-- begin --

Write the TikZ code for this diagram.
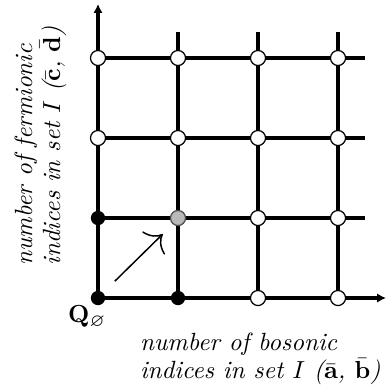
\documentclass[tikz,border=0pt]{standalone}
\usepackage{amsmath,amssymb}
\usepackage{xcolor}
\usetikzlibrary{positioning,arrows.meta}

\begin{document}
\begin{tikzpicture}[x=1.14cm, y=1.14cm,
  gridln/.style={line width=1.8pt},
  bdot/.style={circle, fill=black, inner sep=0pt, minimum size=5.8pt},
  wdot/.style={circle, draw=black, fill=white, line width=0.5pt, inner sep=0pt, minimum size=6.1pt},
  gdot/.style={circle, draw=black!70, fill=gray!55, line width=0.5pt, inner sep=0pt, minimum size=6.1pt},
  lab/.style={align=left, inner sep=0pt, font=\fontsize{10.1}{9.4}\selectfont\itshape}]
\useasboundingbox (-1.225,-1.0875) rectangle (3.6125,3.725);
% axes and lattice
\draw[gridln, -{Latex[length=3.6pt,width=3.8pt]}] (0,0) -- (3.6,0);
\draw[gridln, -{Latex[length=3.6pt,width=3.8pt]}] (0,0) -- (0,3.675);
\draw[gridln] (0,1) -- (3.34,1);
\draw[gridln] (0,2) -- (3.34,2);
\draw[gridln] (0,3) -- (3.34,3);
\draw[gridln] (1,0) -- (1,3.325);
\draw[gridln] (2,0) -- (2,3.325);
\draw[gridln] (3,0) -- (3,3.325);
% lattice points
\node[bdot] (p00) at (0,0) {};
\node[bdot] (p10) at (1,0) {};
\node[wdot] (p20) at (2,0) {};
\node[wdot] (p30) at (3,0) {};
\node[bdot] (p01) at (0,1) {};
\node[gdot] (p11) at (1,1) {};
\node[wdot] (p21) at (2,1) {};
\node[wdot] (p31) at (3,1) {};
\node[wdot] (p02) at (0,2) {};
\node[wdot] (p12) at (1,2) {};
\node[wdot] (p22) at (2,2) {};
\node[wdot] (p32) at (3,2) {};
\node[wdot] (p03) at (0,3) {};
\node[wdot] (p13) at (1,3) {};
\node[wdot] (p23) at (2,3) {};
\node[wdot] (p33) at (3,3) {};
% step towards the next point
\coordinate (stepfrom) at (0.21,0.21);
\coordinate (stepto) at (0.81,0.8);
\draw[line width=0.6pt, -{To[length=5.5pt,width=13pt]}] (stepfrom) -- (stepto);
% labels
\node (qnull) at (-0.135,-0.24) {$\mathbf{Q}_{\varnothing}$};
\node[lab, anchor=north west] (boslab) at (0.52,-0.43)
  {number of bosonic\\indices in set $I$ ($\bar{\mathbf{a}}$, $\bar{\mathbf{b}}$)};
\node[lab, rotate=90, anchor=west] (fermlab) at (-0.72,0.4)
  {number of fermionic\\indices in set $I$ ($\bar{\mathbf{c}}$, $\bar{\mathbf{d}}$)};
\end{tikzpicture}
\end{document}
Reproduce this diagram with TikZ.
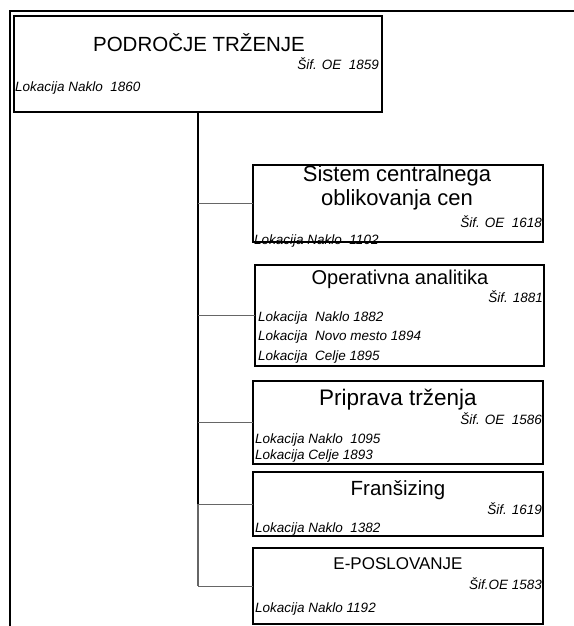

-- end --

EXERCISE OBJECTIVE ▸
Copy every line of the data word for word, omitting the images.

ANSWER TO THE EXERCISE ▸
Write the TikZ code for this diagram.
\documentclass[tikz,border=0pt]{standalone}
\usepackage{amsmath,amssymb}
\usepackage{xcolor}
\usetikzlibrary{positioning,arrows.meta}

\begin{document}
\begin{tikzpicture}[x=1.14cm, y=1.14cm,
  gridln/.style={line width=1.8pt},
  bdot/.style={circle, fill=black, inner sep=0pt, minimum size=5.8pt},
  wdot/.style={circle, draw=black, fill=white, line width=0.5pt, inner sep=0pt, minimum size=6.1pt},
  gdot/.style={circle, draw=black!70, fill=gray!55, line width=0.5pt, inner sep=0pt, minimum size=6.1pt},
  lab/.style={align=left, inner sep=0pt, font=\fontsize{10.1}{9.4}\selectfont\itshape}]
\useasboundingbox (-1.225,-1.0875) rectangle (3.6125,3.725);
% axes and lattice
\draw[gridln, -{Latex[length=3.6pt,width=3.8pt]}] (0,0) -- (3.6,0);
\draw[gridln, -{Latex[length=3.6pt,width=3.8pt]}] (0,0) -- (0,3.675);
\draw[gridln] (0,1) -- (3.34,1);
\draw[gridln] (0,2) -- (3.34,2);
\draw[gridln] (0,3) -- (3.34,3);
\draw[gridln] (1,0) -- (1,3.325);
\draw[gridln] (2,0) -- (2,3.325);
\draw[gridln] (3,0) -- (3,3.325);
% lattice points
\node[bdot] (p00) at (0,0) {};
\node[bdot] (p10) at (1,0) {};
\node[wdot] (p20) at (2,0) {};
\node[wdot] (p30) at (3,0) {};
\node[bdot] (p01) at (0,1) {};
\node[gdot] (p11) at (1,1) {};
\node[wdot] (p21) at (2,1) {};
\node[wdot] (p31) at (3,1) {};
\node[wdot] (p02) at (0,2) {};
\node[wdot] (p12) at (1,2) {};
\node[wdot] (p22) at (2,2) {};
\node[wdot] (p32) at (3,2) {};
\node[wdot] (p03) at (0,3) {};
\node[wdot] (p13) at (1,3) {};
\node[wdot] (p23) at (2,3) {};
\node[wdot] (p33) at (3,3) {};
% step towards the next point
\coordinate (stepfrom) at (0.21,0.21);
\coordinate (stepto) at (0.81,0.8);
\draw[line width=0.6pt, -{To[length=5.5pt,width=13pt]}] (stepfrom) -- (stepto);
% labels
\node (qnull) at (-0.135,-0.24) {$\mathbf{Q}_{\varnothing}$};
\node[lab, anchor=north west] (boslab) at (0.52,-0.43)
  {number of bosonic\\indices in set $I$ ($\bar{\mathbf{a}}$, $\bar{\mathbf{b}}$)};
\node[lab, rotate=90, anchor=west] (fermlab) at (-0.72,0.4)
  {number of fermionic\\indices in set $I$ ($\bar{\mathbf{c}}$, $\bar{\mathbf{d}}$)};
\end{tikzpicture}
\end{document}
Reproduce this diagram with TikZ.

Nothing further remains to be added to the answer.